Naeem v. Canada (Minister of Citizenship and Immigration), [2007] F.C.J. No. 173 (F.C.) at paragraphs 39-40 holds that the standard of review on an application under s. 34 of the Act is reasonableness simpliciter. Thus, in light of the Supreme Court of Canada’s decision in Dunsmuir and the previous jurisprudence of this Court, I find the standard of review applicable to this issue to be reasonableness.  When reviewing a decision on the standard of reasonableness, the analysis will be concerned with “the existence of justification, transparency and intelligibility within the decision-making process [and also with] whether the decision falls within a range of possible, acceptable outcomes which are defensible in respect of the facts and law” (Dunsmuir at para. 47). Put another way, the Court should only intervene if the Decision is unreasonable in the sense that it falls outside the “range of possible, acceptable outcomes which are defensible in respect of the facts and law.”

 

 

[13]           I adopt the foregoing quotation as my own.

 

[14]           The foregoing being said, it was not in dispute before the Court that briefing notes, such as the briefing note here provided to the Minister and earlier referred to, are the “reasons” for the decision under review, where no other reasons were given and the briefing note was in no way supplemented by the Minister to indicate that he took into account other considerations or other materials that were before him as appendices or enclosure to the briefing note and decision block[3].

 

b)  Ignoring Relevant Evidence or Otherwise Failing to Carry Out a Balanced   Assessment of the Applicant’s application for Ministerial Relief

 

[15]           Appendix D of the IP 10 Refusal of National Security Cases/Processing of National Interest Requests Guidelines (the “Guidelines”) sets out five questions to be examined in the context of a national interest analysis, that being, in essence, the analysis that was here required of the Minister.  Those questions are the following:

1)         Will the applicant’s presence in Canada be offensive to the Canadian public?

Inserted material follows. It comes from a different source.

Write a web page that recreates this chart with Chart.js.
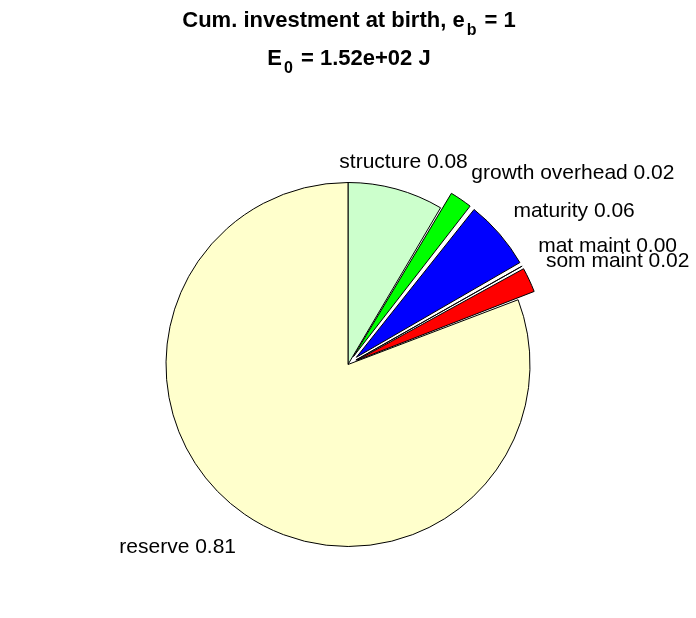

2)         Have all ties with the regime/organization been completely severed?

3)         Is there any indication that the applicant might be benefiting from assets obtained while a member of the organization?

4)         Is there any indication that the applicant might be benefiting from previous membership in the regime/organization?

5)         Has the person adopted the democratic values of Canadian society?

 

[16]           With great respect, those questions were simply not directly addressed in the briefing note that was placed before the Minister in this matter.  That being said, they were addressed in the memorandum prepared by the Officer who interviewed the Applicant in this matter and who reached a different conclusion from that reflected in the briefing note.

 

[17]           The Applicant urges that when assessing the “national interest” a decision-maker must make a complete evaluation and take into consideration the totality of the relevant issues and factors referred to in the Guidelines.  The Minister “... is mandated to consider whether, notwithstanding the applicant’s membership in a terrorist organization, it would be detrimental to the national interest to allow the applicant to stay in Canada” when looking at an inquiry under subsection 34(2)[4].

 

[18]           Once again, in Afridi, supra, note 2, Justice Russell wrote at paragraph 45 of his Reasons:

In the present case, the Applicant is not asking the Court to re-weigh evidence. The Applicant is saying that, on the facts of the present case, no such weighing occurred.  The relevant guidelines and all factors other than the Applicant’s prior involvement with the MQM were simply ignored. After reviewing the Decision, I have to agree with the Applicant. There is no attempt to identify and acknowledge the matters enumerated in the guidelines or to engage in any kind of assessment in balancing of all of the factors and evidence at play.

 

 

I am satisfied that, substituting the OLF for the MQM, precisely the same might be said here in respect of the briefing note that must be considered to constitute the Minister’s reasons in this matter.  In the result, I am satisfied that, against a standard of review of reasonableness as earlier described, the decision here under review was made in reviewable error.

 


CONCLUSION AND CERTIFICATION OF A QUESTION

[19]           In the result, this application for judicial review will be allowed.  At the close of the hearing of this matter, counsel were advised as to the result and consulted on the issue of certification of a question.  Neither counsel recommended certification of a question.  The Court itself is satisfied that no serious question of general importance arises on this matter that would be determinative on an appeal from my conclusion.  No question will be certified.

 

 


ORDER

 

THIS COURT ORDERS that this application for judicial review is allowed, the decision under review is set aside and the matter is referred back to the Minister of Public Safety and Emergency Preparedness for redetermination.

                                                                                                             “Frederick E. Gibson”

Deputy Judge


FEDERAL COURT

 

SOLICITORS OF RECORD

 

 

 

DOCKET:                                          IMM-4818-07

 

STYLE OF CAUSE:                          EDD ABDI ISMEAL v.

                                                            THE MINISTER OF PUBLIC SAFETY AND

                                                            EMERGENCY PREPAREDNESS                                                                                                     

                                                                       

PLACE OF HEARING:                    Toronto, Ontario

 

DATE OF HEARING:                      November 26, 2008

 

REASONS FOR ORDER

AND ORDER:                                   Gibson D. J.

 

 

DATED:                                             December 10, 2008

 

 

 

APPEARANCES:

 

Alyssa Manning

FOR THE APPLICANT

 

John Loncar

FOR THE RESPONDENT

 

 

SOLICITORS OF RECORD:

 

VanderVennen Lehrer

Barristers and Solicitors

Toronto, Ontario

 

FOR THE APPLICANT

John H. Sims, Q.C.

Deputy Attorney General of Canada

Toronto, Ontario

FOR THE RESPONDENT

 

 



[1] S.C. 2001, c.27.

[2] [2008] F.C.J. No. 1471, 2008 FC 1192, October 23, 2008.

[3] See Kanaan v. Canada (Minister of Citizenship and Immigration), [2008] F.C.J. 301, 2008 FC 241, February 22, 2008 and Miller v. The Solicitor General of Canada et al, [2006] F.C.J. No. 1164, 2006 FC 912, July 24, 2006.

[4] Ali v. Canada (Minister of Citizenship and Immigration), [2004] F.C.J. No. 1416 at para. 42.